TASK: Output the material exactly, but drop every image it holds.

++++ DATA PROVIDED

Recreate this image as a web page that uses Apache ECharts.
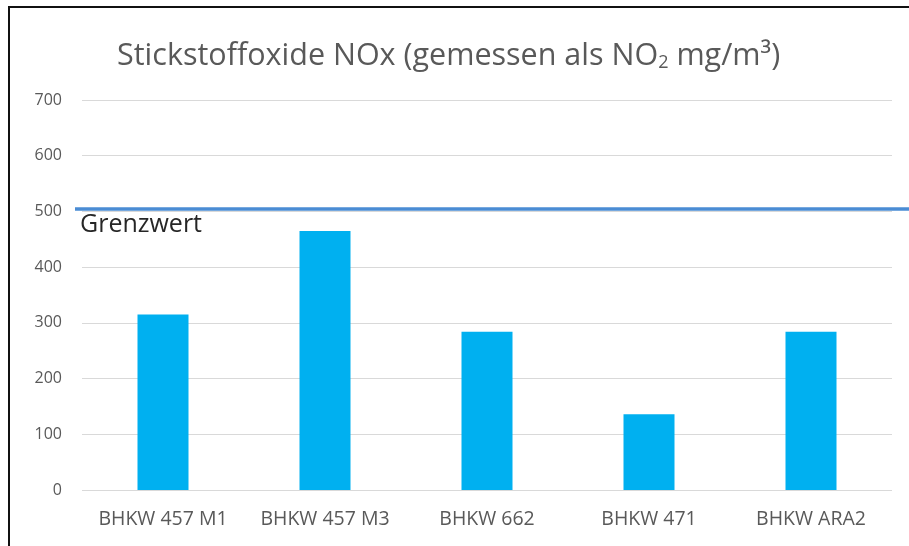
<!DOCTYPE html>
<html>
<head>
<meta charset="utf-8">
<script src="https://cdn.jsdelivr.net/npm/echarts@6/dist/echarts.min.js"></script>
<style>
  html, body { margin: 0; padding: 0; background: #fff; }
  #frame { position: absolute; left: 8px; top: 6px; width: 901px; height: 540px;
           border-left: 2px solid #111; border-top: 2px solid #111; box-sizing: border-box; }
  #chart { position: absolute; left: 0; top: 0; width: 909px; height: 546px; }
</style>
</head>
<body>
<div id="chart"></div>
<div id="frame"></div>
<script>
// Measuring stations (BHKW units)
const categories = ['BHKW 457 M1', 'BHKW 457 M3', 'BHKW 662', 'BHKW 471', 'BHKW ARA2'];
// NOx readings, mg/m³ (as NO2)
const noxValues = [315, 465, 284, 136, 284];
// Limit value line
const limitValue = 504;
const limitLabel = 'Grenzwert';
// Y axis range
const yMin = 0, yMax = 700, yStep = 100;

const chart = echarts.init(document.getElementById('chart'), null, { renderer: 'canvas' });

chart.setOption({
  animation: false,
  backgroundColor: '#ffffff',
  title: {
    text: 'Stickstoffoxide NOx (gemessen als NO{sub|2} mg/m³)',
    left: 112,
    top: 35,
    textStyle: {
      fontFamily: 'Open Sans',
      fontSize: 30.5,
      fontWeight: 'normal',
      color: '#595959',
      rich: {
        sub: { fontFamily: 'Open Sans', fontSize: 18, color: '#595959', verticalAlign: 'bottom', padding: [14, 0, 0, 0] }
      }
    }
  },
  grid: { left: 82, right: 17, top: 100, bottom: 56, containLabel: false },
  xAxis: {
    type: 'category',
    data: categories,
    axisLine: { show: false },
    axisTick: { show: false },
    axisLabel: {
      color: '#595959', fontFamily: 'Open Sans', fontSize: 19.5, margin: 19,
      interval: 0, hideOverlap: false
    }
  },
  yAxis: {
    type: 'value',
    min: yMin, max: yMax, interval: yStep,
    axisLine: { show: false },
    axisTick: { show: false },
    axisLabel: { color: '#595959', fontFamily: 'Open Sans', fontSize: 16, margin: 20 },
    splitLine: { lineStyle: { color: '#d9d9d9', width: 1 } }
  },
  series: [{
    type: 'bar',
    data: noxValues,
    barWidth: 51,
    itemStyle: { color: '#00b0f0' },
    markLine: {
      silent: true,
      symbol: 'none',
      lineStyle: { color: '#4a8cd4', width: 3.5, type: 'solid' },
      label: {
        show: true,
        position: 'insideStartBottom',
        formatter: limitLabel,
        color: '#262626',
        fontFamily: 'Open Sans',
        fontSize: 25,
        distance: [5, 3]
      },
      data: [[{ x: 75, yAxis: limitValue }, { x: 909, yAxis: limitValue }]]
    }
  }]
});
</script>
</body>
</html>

++++++++

THE COMPLETED TASK:
Recreate this image as a web page that uses Apache ECharts.
<!DOCTYPE html>
<html>
<head>
<meta charset="utf-8">
<script src="https://cdn.jsdelivr.net/npm/echarts@6/dist/echarts.min.js"></script>
<style>
  html, body { margin: 0; padding: 0; background: #fff; }
  #frame { position: absolute; left: 8px; top: 6px; width: 901px; height: 540px;
           border-left: 2px solid #111; border-top: 2px solid #111; box-sizing: border-box; }
  #chart { position: absolute; left: 0; top: 0; width: 909px; height: 546px; }
</style>
</head>
<body>
<div id="chart"></div>
<div id="frame"></div>
<script>
// Measuring stations (BHKW units)
const categories = ['BHKW 457 M1', 'BHKW 457 M3', 'BHKW 662', 'BHKW 471', 'BHKW ARA2'];
// NOx readings, mg/m³ (as NO2)
const noxValues = [315, 465, 284, 136, 284];
// Limit value line
const limitValue = 504;
const limitLabel = 'Grenzwert';
// Y axis range
const yMin = 0, yMax = 700, yStep = 100;

const chart = echarts.init(document.getElementById('chart'), null, { renderer: 'canvas' });

chart.setOption({
  animation: false,
  backgroundColor: '#ffffff',
  title: {
    text: 'Stickstoffoxide NOx (gemessen als NO{sub|2} mg/m³)',
    left: 112,
    top: 35,
    textStyle: {
      fontFamily: 'Open Sans',
      fontSize: 30.5,
      fontWeight: 'normal',
      color: '#595959',
      rich: {
        sub: { fontFamily: 'Open Sans', fontSize: 18, color: '#595959', verticalAlign: 'bottom', padding: [14, 0, 0, 0] }
      }
    }
  },
  grid: { left: 82, right: 17, top: 100, bottom: 56, containLabel: false },
  xAxis: {
    type: 'category',
    data: categories,
    axisLine: { show: false },
    axisTick: { show: false },
    axisLabel: {
      color: '#595959', fontFamily: 'Open Sans', fontSize: 19.5, margin: 19,
      interval: 0, hideOverlap: false
    }
  },
  yAxis: {
    type: 'value',
    min: yMin, max: yMax, interval: yStep,
    axisLine: { show: false },
    axisTick: { show: false },
    axisLabel: { color: '#595959', fontFamily: 'Open Sans', fontSize: 16, margin: 20 },
    splitLine: { lineStyle: { color: '#d9d9d9', width: 1 } }
  },
  series: [{
    type: 'bar',
    data: noxValues,
    barWidth: 51,
    itemStyle: { color: '#00b0f0' },
    markLine: {
      silent: true,
      symbol: 'none',
      lineStyle: { color: '#4a8cd4', width: 3.5, type: 'solid' },
      label: {
        show: true,
        position: 'insideStartBottom',
        formatter: limitLabel,
        color: '#262626',
        fontFamily: 'Open Sans',
        fontSize: 25,
        distance: [5, 3]
      },
      data: [[{ x: 75, yAxis: limitValue }, { x: 909, yAxis: limitValue }]]
    }
  }]
});
</script>
</body>
</html>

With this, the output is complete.